Valério Romão: Não, eles já não me deixavam participar mais, já me diziam que também já não podia ir na viagem à Grécia(viagem associada ao concurso), e então eu disse-lhes que era melhor deixar de participar…E deixei mesmo de participar, de facto.

PCV: Quando deixaste de participar, aquilo deve ter sido um alívio para as outras pessoas. Há que dar a oportunidade aos outros também. E agora…a Filosofia, a informática, a prosa e a poesia. Como é que foi o teu percurso?

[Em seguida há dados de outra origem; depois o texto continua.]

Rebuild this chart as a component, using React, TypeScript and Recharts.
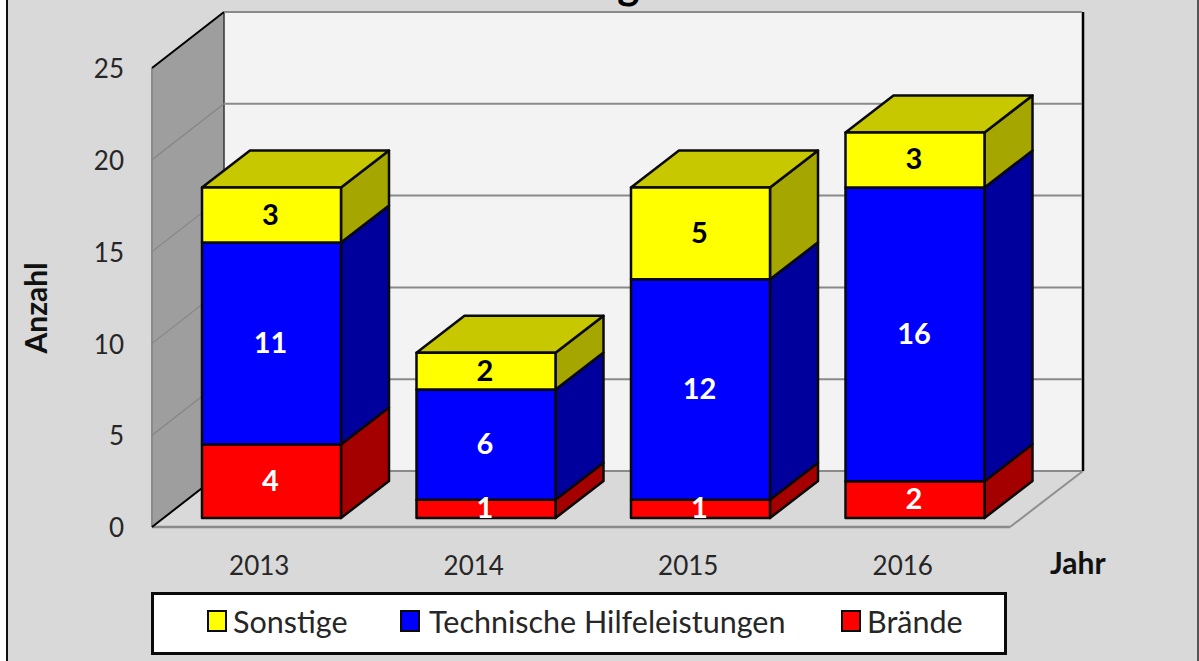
import React from "react";
import { BarChart, Bar, XAxis, YAxis, CartesianGrid, Legend, LabelList, Label } from "recharts";

const years = ["2013", "2014", "2015", "2016"];
const braende = [4, 1, 1, 2];
const hilfe = [11, 6, 12, 16];
const sonstige = [3, 2, 5, 3];
const yTicks = [0, 5, 10, 15, 20, 25];
const legendOrder = ["Sonstige", "Technische Hilfeleistungen", "Brände"];

const chartData = years.map((year, i) => ({
  year,
  braende: braende[i],
  hilfe: hilfe[i],
  sonstige: sonstige[i],
}));

const FONT = "Lato, 'Open Sans', sans-serif";
const WIDTH = 1199;
const HEIGHT = 661;
// plot area = front plane of the 3D box
const LEFT = 152;
const RIGHT = 1010;
const TOP = 68;
const BOTTOM = 527;
// depth of the box, and how far the bars sit inside it
const BOX_DX = 72;
const BOX_DY = -56;
const BAR_SHIFT_X = 12;
const BAR_SHIFT_Y = -9;
const BAR_DX = 48;
const BAR_DY = -37;

// walls sit in their own svg under the chart, the grid is drawn over them
const Backdrop = () => (
  <svg width={WIDTH} height={HEIGHT} style={{ position: "absolute", left: 0, top: 0 }}>
    <text x={636} y={-1} textAnchor="middle" fontFamily={FONT} fontWeight={700} fontSize={42} fill="#000">
      Einsatzentwicklung der letzten 4 Jahre
    </text>
    <polygon
      points={`${LEFT + BOX_DX},${TOP + BOX_DY} ${RIGHT + BOX_DX + 1},${TOP + BOX_DY} ${RIGHT + BOX_DX + 1},${BOTTOM + BOX_DY} ${LEFT + BOX_DX},${BOTTOM + BOX_DY}`}
      fill="#f3f3f3"
    />
    <polygon
      points={`${LEFT},${TOP} ${LEFT + BOX_DX},${TOP + BOX_DY} ${LEFT + BOX_DX},${BOTTOM + BOX_DY} ${LEFT},${BOTTOM}`}
      fill="#9e9e9e"
    />
    <line x1={LEFT} y1={BOTTOM} x2={RIGHT} y2={BOTTOM} stroke="#8a8a8a" strokeWidth={2.5} />
    <line x1={RIGHT} y1={BOTTOM} x2={RIGHT + BOX_DX + 1} y2={BOTTOM + BOX_DY} stroke="#8f8f8f" strokeWidth={2} />
    <line x1={LEFT} y1={TOP} x2={LEFT} y2={BOTTOM} stroke="#8a8a8a" strokeWidth={2} />
    <line x1={LEFT + BOX_DX} y1={TOP + BOX_DY} x2={LEFT + BOX_DX} y2={BOTTOM + BOX_DY} stroke="#333" strokeWidth={1.5} />
    <line x1={LEFT} y1={TOP} x2={LEFT + BOX_DX} y2={TOP + BOX_DY} stroke="#000" strokeWidth={2} />
    <line x1={LEFT} y1={BOTTOM} x2={LEFT + BOX_DX} y2={BOTTOM + BOX_DY} stroke="#000" strokeWidth={2} />
    <line x1={RIGHT + BOX_DX + 1} y1={TOP + BOX_DY} x2={RIGHT + BOX_DX + 1} y2={BOTTOM + BOX_DY} stroke="#000" strokeWidth={2.5} />
  </svg>
);

// grid lines run along the left wall and across the back wall
const gridLine = (props: any) => {
  const y = props.y1;
  return (
    <g key={props.key}>
      {y > TOP + 1 && y < BOTTOM - 1 && (
        <line x1={LEFT} y1={y} x2={LEFT + BOX_DX} y2={y + BOX_DY} stroke="#858585" strokeWidth={1.2} />
      )}
      <line x1={LEFT + BOX_DX} y1={y + BOX_DY} x2={RIGHT + BOX_DX} y2={y + BOX_DY} stroke="#8a8a8a" strokeWidth={2} />
    </g>
  );
};

const block = (front: string, side: string, top?: string) => (props: any) => {
  const { x, y, width, height } = props;
  const l = x + BAR_SHIFT_X;
  const r = l + width;
  const t = y + BAR_SHIFT_Y;
  const b = t + height;
  return (
    <g stroke="#0a0a0a" strokeWidth={2.5} strokeLinejoin="round">
      <polygon points={`${r},${t} ${r + BAR_DX},${t + BAR_DY} ${r + BAR_DX},${b + BAR_DY} ${r},${b}`} fill={side} />
      {top && (
        <polygon points={`${l},${t} ${l + BAR_DX},${t + BAR_DY} ${r + BAR_DX},${t + BAR_DY} ${r},${t}`} fill={top} />
      )}
      <rect x={l} y={t} width={width} height={height} fill={front} />
    </g>
  );
};

const valueLabel = (fill: string) => (props: any) => {
  const { x, y, width, height, value } = props;
  return (
    <text
      x={x + width / 2 + BAR_SHIFT_X - 1}
      y={y + height / 2 + BAR_SHIFT_Y - 2}
      textAnchor="middle"
      dominantBaseline="central"
      fontFamily={FONT}
      fontWeight={700}
      fontSize={29}
      fill={fill}
    >
      {value}
    </text>
  );
};

const swatchColors: Record<string, string> = {
  Sonstige: "#ffff00",
  "Technische Hilfeleistungen": "#0000ff",
  Brände: "#ff0000",
};

const legendBox = () => (
  <div
    style={{
      boxSizing: "border-box",
      width: 856,
      height: 63,
      background: "#fff",
      border: "3px solid #0a0a0a",
      display: "flex",
      alignItems: "center",
      fontFamily: FONT,
      fontSize: 30.5,
      color: "#262626",
    }}
  >
    {legendOrder.map((name, i) => (
      <div
        key={name}
        style={{
          position: "absolute",
          left: [56, 249, 690][i],
          top: 11,
          display: "flex",
          alignItems: "center",
          whiteSpace: "nowrap",
        }}
      >
        <span
          style={{
            boxSizing: "border-box",
            width: 20,
            height: 22,
            marginRight: i === 1 ? 9 : 6,
            background: swatchColors[name],
            border: "2px solid #0a0a0a",
          }}
        />
        {name}
      </div>
    ))}
  </div>
);

const tickStyle = { fontFamily: FONT, fontSize: 26, fill: "#262626" };
const axisTitle = { fontFamily: FONT, fontSize: 30, fontWeight: 700, fill: "#111" };

export default function App() {
  return (
    <div style={{ position: "absolute", left: 0, top: 0, width: WIDTH, height: HEIGHT, background: "#fff", overflow: "hidden" }}>
      <div
        style={{
          position: "absolute",
          left: 6,
          top: 0,
          width: 1193,
          height: HEIGHT,
          boxSizing: "border-box",
          background: "#d9d9d9",
          borderLeft: "2px solid #111",
          borderRight: "2px solid #555",
        }}
      />
      <Backdrop />
      <div style={{ position: "absolute", left: 0, top: 0 }}>
        <BarChart
          width={WIDTH}
          height={HEIGHT}
          data={chartData}
          margin={{ top: TOP, right: WIDTH - RIGHT, bottom: HEIGHT - BOTTOM - 50, left: LEFT - 130 }}
          barSize={139}
        >
          <CartesianGrid vertical={false} horizontal={gridLine} />
          <XAxis
            dataKey="year"
            height={50}
            axisLine={false}
            tickLine={false}
            tickMargin={24}
            tick={tickStyle}
            interval={0}
          >
            <Label value="Jahr" position="right" offset={40} dy={11} style={axisTitle} />
          </XAxis>
          <YAxis
            width={130}
            domain={[0, 25]}
            ticks={yTicks}
            axisLine={false}
            tickLine={false}
            tickMargin={22}
            tick={{ ...tickStyle, dy: 1 }}
          >
            <Label value="Anzahl" angle={-90} position="insideLeft" offset={14} dy={56} style={axisTitle} />
          </YAxis>
          <Bar dataKey="braende" name="Brände" stackId="a" fill="#ff0000" isAnimationActive={false} shape={block("#ff0000", "#a50000")}>
            <LabelList dataKey="braende" content={valueLabel("#fff")} />
          </Bar>
          <Bar dataKey="hilfe" name="Technische Hilfeleistungen" stackId="a" fill="#0000ff" isAnimationActive={false} shape={block("#0000ff", "#00009c")}>
            <LabelList dataKey="hilfe" content={valueLabel("#fff")} />
          </Bar>
          <Bar dataKey="sonstige" name="Sonstige" stackId="a" fill="#ffff00" isAnimationActive={false} shape={block("#ffff00", "#a6a600", "#c8c800")}>
            <LabelList dataKey="sonstige" content={valueLabel("#000")} />
          </Bar>
          <Legend
            layout="horizontal"
            verticalAlign="middle"
            content={legendBox}
            wrapperStyle={{ position: "absolute", left: 151, top: 592, width: 856, height: 63 }}
          />
        </BarChart>
      </div>
    </div>
  );
}
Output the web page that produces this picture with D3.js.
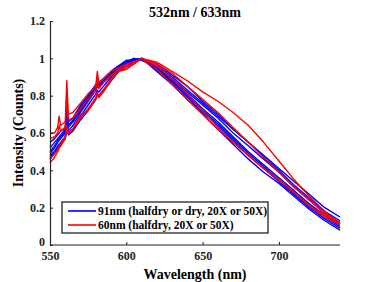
<!DOCTYPE html>
<head>
<meta charset="utf-8">
<style>
body { margin: 0; background: #fff; }
text { font-family: "Liberation Serif", "Times New Roman", serif; font-weight: bold; }
.axis path, .axis line { stroke: #222; }
.axis text { font-size: 12px; fill: #222; }
</style>
</head>
<body>
<script src="https://cdn.jsdelivr.net/npm/d3@7"></script>
<script>

var width = 376, height = 282;

// wavelength grid (nm), shared by every curve
var wavelengths = [550,553,555,556,557,560,561,562,565,570,575,580,581,582,585,590,595,600,605,610,
                   620,630,640,650,660,670,680,690,700,710,720,730,740];

// 91nm curves (blue)
var blue1 = [0.55,0.57,0.59,0.60,0.61,0.63,0.75,0.66,0.68,0.75,0.80,0.86,0.88,0.87,0.89,0.93,0.96,0.99,0.99,1.00,
             0.97,0.91,0.85,0.77,0.70,0.62,0.55,0.48,0.41,0.34,0.27,0.20,0.15];
var blue2 = [0.52,0.55,0.57,0.58,0.59,0.62,0.72,0.64,0.67,0.74,0.79,0.85,0.87,0.86,0.89,0.93,0.96,0.98,1.00,0.99,
             0.95,0.88,0.81,0.73,0.66,0.58,0.50,0.43,0.36,0.29,0.22,0.16,0.11];
var blue3 = [0.49,0.52,0.55,0.56,0.57,0.60,0.70,0.63,0.66,0.73,0.78,0.84,0.86,0.85,0.88,0.92,0.95,0.98,0.99,1.00,
             0.94,0.87,0.79,0.71,0.64,0.56,0.48,0.41,0.34,0.27,0.20,0.14,0.09];
var blue4 = [0.47,0.50,0.53,0.54,0.55,0.58,0.68,0.61,0.64,0.71,0.77,0.83,0.85,0.84,0.87,0.91,0.95,0.97,0.99,1.00,
             0.95,0.89,0.82,0.75,0.68,0.60,0.53,0.46,0.39,0.31,0.24,0.17,0.12];
var blue5 = [0.46,0.49,0.52,0.53,0.54,0.57,0.66,0.60,0.62,0.69,0.75,0.81,0.83,0.82,0.85,0.90,0.94,0.97,0.99,1.00,
             0.93,0.86,0.78,0.70,0.62,0.54,0.46,0.39,0.33,0.26,0.19,0.13,0.08];
var blue6 = [0.50,0.53,0.56,0.57,0.58,0.61,0.73,0.64,0.66,0.72,0.78,0.84,0.86,0.85,0.88,0.92,0.95,0.98,1.00,0.99,
             0.96,0.90,0.83,0.76,0.69,0.62,0.55,0.47,0.40,0.32,0.25,0.18,0.13];
var blue7 = [0.48,0.50,0.52,0.53,0.54,0.57,0.64,0.59,0.61,0.67,0.72,0.78,0.80,0.80,0.83,0.88,0.93,0.96,0.98,1.00,
             0.94,0.88,0.80,0.72,0.65,0.57,0.49,0.42,0.35,0.28,0.21,0.15,0.10];

// 60nm curves (red)
var red1 = [0.60,0.60,0.63,0.69,0.64,0.66,0.88,0.70,0.71,0.76,0.81,0.85,0.93,0.87,0.89,0.93,0.95,0.97,0.98,1.00,
            0.98,0.93,0.88,0.82,0.77,0.71,0.64,0.55,0.45,0.35,0.26,0.18,0.11];
var red2 = [0.44,0.47,0.50,0.52,0.53,0.57,0.62,0.60,0.62,0.70,0.72,0.78,0.82,0.79,0.82,0.88,0.93,0.94,0.97,1.00,
            0.96,0.89,0.81,0.72,0.63,0.55,0.48,0.41,0.35,0.28,0.21,0.16,0.11];
var red3 = [0.57,0.58,0.60,0.64,0.61,0.63,0.80,0.67,0.68,0.73,0.78,0.83,0.90,0.84,0.87,0.91,0.94,0.96,0.97,1.00,
            0.97,0.92,0.85,0.78,0.71,0.63,0.55,0.47,0.39,0.31,0.24,0.17,0.12];
var red4 = [0.46,0.49,0.51,0.53,0.54,0.58,0.64,0.60,0.62,0.68,0.73,0.79,0.81,0.80,0.83,0.89,0.93,0.95,0.97,1.00,
            0.94,0.86,0.78,0.70,0.62,0.55,0.48,0.41,0.35,0.28,0.21,0.15,0.11];

var blueSeries = [blue1, blue2, blue3, blue4, blue5, blue6, blue7];
var redSeries = [red1, red2, red3, red4];

var xTicks = [550, 600, 650, 700];
var yTicks = [0, 0.2, 0.4, 0.6, 0.8, 1, 1.2];
var legendLabels = ["91nm (halfdry or dry, 20X or 50X)", "60nm (halfdry, 20X or 50X)"];
var colors = ["#0000ff", "#ff0000"];

var svg = d3.select("body").append("svg")
    .attr("width", width)
    .attr("height", height);

var x = d3.scaleLinear().domain([550, 740]).range([50, 340]);
var y = d3.scaleLinear().domain([0, 1.2]).range([245, 21]);

var line = d3.line()
    .x(function(d, i) { return x(wavelengths[i]); })
    .y(function(d) { return y(d); });

var all = [];
blueSeries.forEach(function(s) { all.push({v: s, c: colors[0]}); });
redSeries.forEach(function(s) { all.push({v: s, c: colors[1]}); });

svg.selectAll("path.curve")
  .data(all)
  .enter()
  .append("path")
  .attr("class", "curve")
  .attr("d", function(d) { return line(d.v); })
  .attr("fill", "none")
  .attr("stroke", function(d) { return d.c; })
  .attr("stroke-width", 1.4)
  .attr("stroke-linejoin", "round");

// axes (ticks point inward)
svg.append("g")
  .attr("class", "axis")
  .attr("transform", "translate(0,245)")
  .call(d3.axisBottom(x).tickValues(xTicks).tickSizeInner(-3).tickSizeOuter(0).tickPadding(6))
  .call(function(g) { g.select(".domain").attr("d", "M50,0H340"); });

var yAxis = svg.append("g")
  .attr("class", "axis")
  .attr("transform", "translate(50,0)")
  .call(d3.axisLeft(y).tickValues(yTicks).tickSizeInner(-3).tickSizeOuter(0).tickPadding(5)
        .tickFormat(function(d) { return d; }));

// lift the "0" label so it clears the "550" below it
yAxis.selectAll(".tick text").filter(function(d) { return d === 0; }).attr("y", -3);

svg.selectAll(".axis .domain").attr("stroke-width", 1.2);

// title and labels
svg.append("text")
  .attr("x", 195).attr("y", 17)
  .attr("text-anchor", "middle")
  .style("font-size", "14px")
  .text("532nm / 633nm");

svg.append("text")
  .attr("x", 195).attr("y", 279)
  .attr("text-anchor", "middle")
  .style("font-size", "14px")
  .text("Wavelength (nm)");

svg.append("text")
  .attr("transform", "translate(23,133) rotate(-90)")
  .attr("text-anchor", "middle")
  .style("font-size", "14px")
  .text("Intensity (Counts)");

// legend
var legend = svg.append("g");
legend.append("rect")
  .attr("x", 62).attr("y", 202)
  .attr("width", 206).attr("height", 31)
  .attr("fill", "#fff")
  .attr("stroke", "#222")
  .attr("stroke-width", 1.3);

var items = legend.selectAll("g.item")
  .data(legendLabels)
  .enter()
  .append("g")
  .attr("transform", function(d, i) { return "translate(0," + (211 + i * 14) + ")"; });

items.append("line")
  .attr("x1", 68).attr("x2", 96)
  .attr("y1", 0).attr("y2", 0)
  .attr("stroke", function(d, i) { return colors[i]; })
  .attr("stroke-width", 1.6);

items.append("text")
  .attr("x", 98).attr("y", 4)
  .style("font-size", "11.5px")
  .text(function(d) { return d; });

</script>
</body>
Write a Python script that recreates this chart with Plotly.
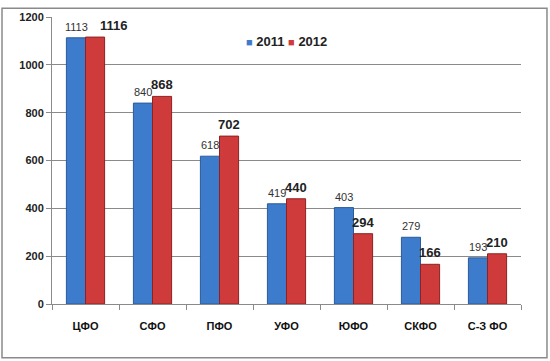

Valério Romão: Claramente diria que foi uma mistura das quatro coisas. No sentido em que eu comecei muito cedo a interessar-me por Filosofia, não percebendo quase nada da Filosofia e do meu interesse. Assim uma coisa meio adolescente, nublosa, mas que me parecia ser uma área interessante. O suficiente para eu aplicar alguma da minha curiosidade e usar o meu tempo livre a estudá-la. A poesia surge mais ou menos na mesma altura. Namoradinhas ou pessoas de quem eu comecei a gostar com 14, 15, 16 anos e verifiquei que eu era uma criatura bastante tímida e que o meu veículo mais imediato de cristalização daquilo que eu estava a sentir era de facto escrevê-lo como muitos adolescentes o fazem, e ainda muitos adultos, suponho eu. A informática era aquela coisa que eu achava que ia seguir quando eu fosse grande, portanto entra tudo mais ou menos na mesma altura por razões diferentes.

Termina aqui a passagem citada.